I am the school librarian at a school serving students in grades 6-12. I want to teach the students that reading can be fun and magical when they find the books that speak to them. Students at my school can read, but many do not choose to read when they have free time to fill.
My school draws students from the entire school district and is comprised of a diverse population and a wide range of socio-economic classes.
The program here is a rigorous one, and we teach students to be independent learners. Our focus is STEM, and the students love the access to technology. Students access the daily agenda for each class on-line, and submit much of their work digitally. The library is the heart of the school. As librarian, I collaborate and plan lessons with the teachers to teach students information literacy. The library houses a print collection that offers many types of books to read for pleasure, and an electronic book collection of reference books that students use for research and class assignments. Students are in and out of the library all day using the resources as a whole class, small groups or individually. The library has a motto: All Readers Welcome, and students are encouraged to find the reading material that interests them and brings them pleasure.

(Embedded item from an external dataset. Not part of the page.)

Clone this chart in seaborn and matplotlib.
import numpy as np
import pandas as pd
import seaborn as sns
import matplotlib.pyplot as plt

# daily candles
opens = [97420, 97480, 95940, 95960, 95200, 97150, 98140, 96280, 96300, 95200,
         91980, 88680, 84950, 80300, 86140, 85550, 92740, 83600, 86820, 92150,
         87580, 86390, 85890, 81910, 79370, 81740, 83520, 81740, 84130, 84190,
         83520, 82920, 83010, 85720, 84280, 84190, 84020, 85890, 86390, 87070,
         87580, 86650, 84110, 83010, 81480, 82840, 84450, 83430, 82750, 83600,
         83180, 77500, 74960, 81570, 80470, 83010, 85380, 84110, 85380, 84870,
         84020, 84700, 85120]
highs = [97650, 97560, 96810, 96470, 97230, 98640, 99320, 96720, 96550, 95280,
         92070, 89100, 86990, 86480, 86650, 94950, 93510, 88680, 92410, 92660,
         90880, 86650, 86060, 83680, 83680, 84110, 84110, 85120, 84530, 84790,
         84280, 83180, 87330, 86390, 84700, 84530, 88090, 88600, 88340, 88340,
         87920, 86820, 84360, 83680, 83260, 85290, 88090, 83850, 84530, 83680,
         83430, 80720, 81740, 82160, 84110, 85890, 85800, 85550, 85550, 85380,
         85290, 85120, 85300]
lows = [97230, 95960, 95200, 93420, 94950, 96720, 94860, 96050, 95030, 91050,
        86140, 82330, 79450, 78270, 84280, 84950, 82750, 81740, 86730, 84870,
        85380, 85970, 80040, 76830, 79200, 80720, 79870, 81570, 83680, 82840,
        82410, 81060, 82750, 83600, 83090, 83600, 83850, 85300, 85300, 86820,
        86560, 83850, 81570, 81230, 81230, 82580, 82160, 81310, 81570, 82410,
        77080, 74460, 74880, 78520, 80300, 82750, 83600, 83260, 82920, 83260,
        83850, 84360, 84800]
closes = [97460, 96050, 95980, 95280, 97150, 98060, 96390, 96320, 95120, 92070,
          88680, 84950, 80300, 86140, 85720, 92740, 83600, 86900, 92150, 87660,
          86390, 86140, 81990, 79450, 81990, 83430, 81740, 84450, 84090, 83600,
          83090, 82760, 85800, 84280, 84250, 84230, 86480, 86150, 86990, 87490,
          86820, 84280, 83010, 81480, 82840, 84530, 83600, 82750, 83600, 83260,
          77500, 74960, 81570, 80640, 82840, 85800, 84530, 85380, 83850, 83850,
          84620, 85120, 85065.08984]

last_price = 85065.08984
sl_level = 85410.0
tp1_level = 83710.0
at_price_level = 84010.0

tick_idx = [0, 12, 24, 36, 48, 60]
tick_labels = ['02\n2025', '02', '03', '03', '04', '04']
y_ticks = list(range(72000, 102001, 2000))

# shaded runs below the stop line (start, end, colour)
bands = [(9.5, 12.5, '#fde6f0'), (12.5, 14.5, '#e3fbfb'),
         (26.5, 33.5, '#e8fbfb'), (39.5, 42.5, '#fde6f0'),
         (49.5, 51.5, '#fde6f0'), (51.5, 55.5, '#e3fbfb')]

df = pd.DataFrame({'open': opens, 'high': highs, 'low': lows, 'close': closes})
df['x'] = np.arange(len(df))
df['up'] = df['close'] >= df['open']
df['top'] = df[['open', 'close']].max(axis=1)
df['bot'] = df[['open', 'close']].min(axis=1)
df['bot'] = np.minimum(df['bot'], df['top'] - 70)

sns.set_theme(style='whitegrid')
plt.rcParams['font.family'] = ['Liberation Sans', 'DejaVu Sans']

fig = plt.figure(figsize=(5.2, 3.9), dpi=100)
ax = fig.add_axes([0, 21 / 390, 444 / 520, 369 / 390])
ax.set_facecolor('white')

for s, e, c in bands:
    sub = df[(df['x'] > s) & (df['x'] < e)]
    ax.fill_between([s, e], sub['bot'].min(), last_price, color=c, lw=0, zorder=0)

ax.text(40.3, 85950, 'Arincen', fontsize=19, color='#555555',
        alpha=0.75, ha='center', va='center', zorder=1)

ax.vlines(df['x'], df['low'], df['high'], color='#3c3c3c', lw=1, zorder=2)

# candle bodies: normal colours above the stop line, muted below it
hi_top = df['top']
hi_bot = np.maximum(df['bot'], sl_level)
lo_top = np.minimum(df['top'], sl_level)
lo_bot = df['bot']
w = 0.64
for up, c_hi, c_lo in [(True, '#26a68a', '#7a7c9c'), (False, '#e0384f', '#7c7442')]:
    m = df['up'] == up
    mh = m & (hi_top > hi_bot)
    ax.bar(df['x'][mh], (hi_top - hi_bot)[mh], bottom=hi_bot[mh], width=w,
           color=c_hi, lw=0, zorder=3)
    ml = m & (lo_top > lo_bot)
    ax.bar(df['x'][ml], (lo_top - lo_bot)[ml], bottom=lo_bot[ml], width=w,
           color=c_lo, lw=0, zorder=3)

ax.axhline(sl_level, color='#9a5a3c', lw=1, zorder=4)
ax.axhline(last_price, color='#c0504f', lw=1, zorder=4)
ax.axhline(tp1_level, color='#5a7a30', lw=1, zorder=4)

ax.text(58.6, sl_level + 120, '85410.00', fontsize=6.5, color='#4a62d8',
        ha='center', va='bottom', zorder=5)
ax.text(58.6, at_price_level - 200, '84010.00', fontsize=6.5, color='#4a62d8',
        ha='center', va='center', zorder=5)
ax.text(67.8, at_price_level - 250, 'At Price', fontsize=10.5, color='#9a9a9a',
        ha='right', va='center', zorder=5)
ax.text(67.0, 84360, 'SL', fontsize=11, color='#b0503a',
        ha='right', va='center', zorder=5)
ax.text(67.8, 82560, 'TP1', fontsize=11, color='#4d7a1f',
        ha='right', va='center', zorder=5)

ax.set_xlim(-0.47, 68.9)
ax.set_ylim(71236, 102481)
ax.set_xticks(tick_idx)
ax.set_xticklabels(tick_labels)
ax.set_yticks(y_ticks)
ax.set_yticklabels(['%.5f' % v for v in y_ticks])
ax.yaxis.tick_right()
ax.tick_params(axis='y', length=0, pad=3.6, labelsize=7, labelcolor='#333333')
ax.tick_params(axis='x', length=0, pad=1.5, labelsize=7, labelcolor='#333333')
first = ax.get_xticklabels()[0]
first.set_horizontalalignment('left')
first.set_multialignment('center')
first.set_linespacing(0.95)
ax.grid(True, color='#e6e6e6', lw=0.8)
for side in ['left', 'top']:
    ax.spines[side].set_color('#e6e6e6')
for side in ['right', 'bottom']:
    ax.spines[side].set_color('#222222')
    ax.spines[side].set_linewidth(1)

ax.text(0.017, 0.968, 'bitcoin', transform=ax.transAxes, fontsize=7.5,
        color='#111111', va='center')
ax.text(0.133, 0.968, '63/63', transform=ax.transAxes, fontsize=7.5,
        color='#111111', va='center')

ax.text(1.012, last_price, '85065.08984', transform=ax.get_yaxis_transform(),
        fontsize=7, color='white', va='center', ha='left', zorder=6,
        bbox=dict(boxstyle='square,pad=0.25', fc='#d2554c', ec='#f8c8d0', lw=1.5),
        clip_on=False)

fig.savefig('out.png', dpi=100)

The materials for this project were selected specifically for a book group comprised of students in grades 6 to 8. This group meets monthly in the library. It is a voluntary group, but the students are expected to read the selected book for the meetings. Unfortunately, with a small book budget, I am unable to buy the multiple copies needed for a program like this. There is one copy for the library, and students need to visit a public library or buy the book. In the past, only a small percentage of the group would have a chance to finish the book. At the meeting, we discuss the theme, characters, plot points and what we liked and didn't like about the book. This is a time when students can share what they think and feel without anyone assessing them on what they say. No grades are given, and each student can share as little or as much as they like. If each student has a copy of the book, all can contribute to the discussion and benefit from reading and participating in a book group.
When I began this group, I didn't realize it was going to be difficult for students to get a copy of the books that we would read.
To make the group equitable to all, I picked a theme or genre for each monthly meeting so everyone could get a library book they could share with the group. However, I think that the students truly benefit from reading the same book. I believe the discussions that the one book will generate among the group will give the students greater insight into the literature.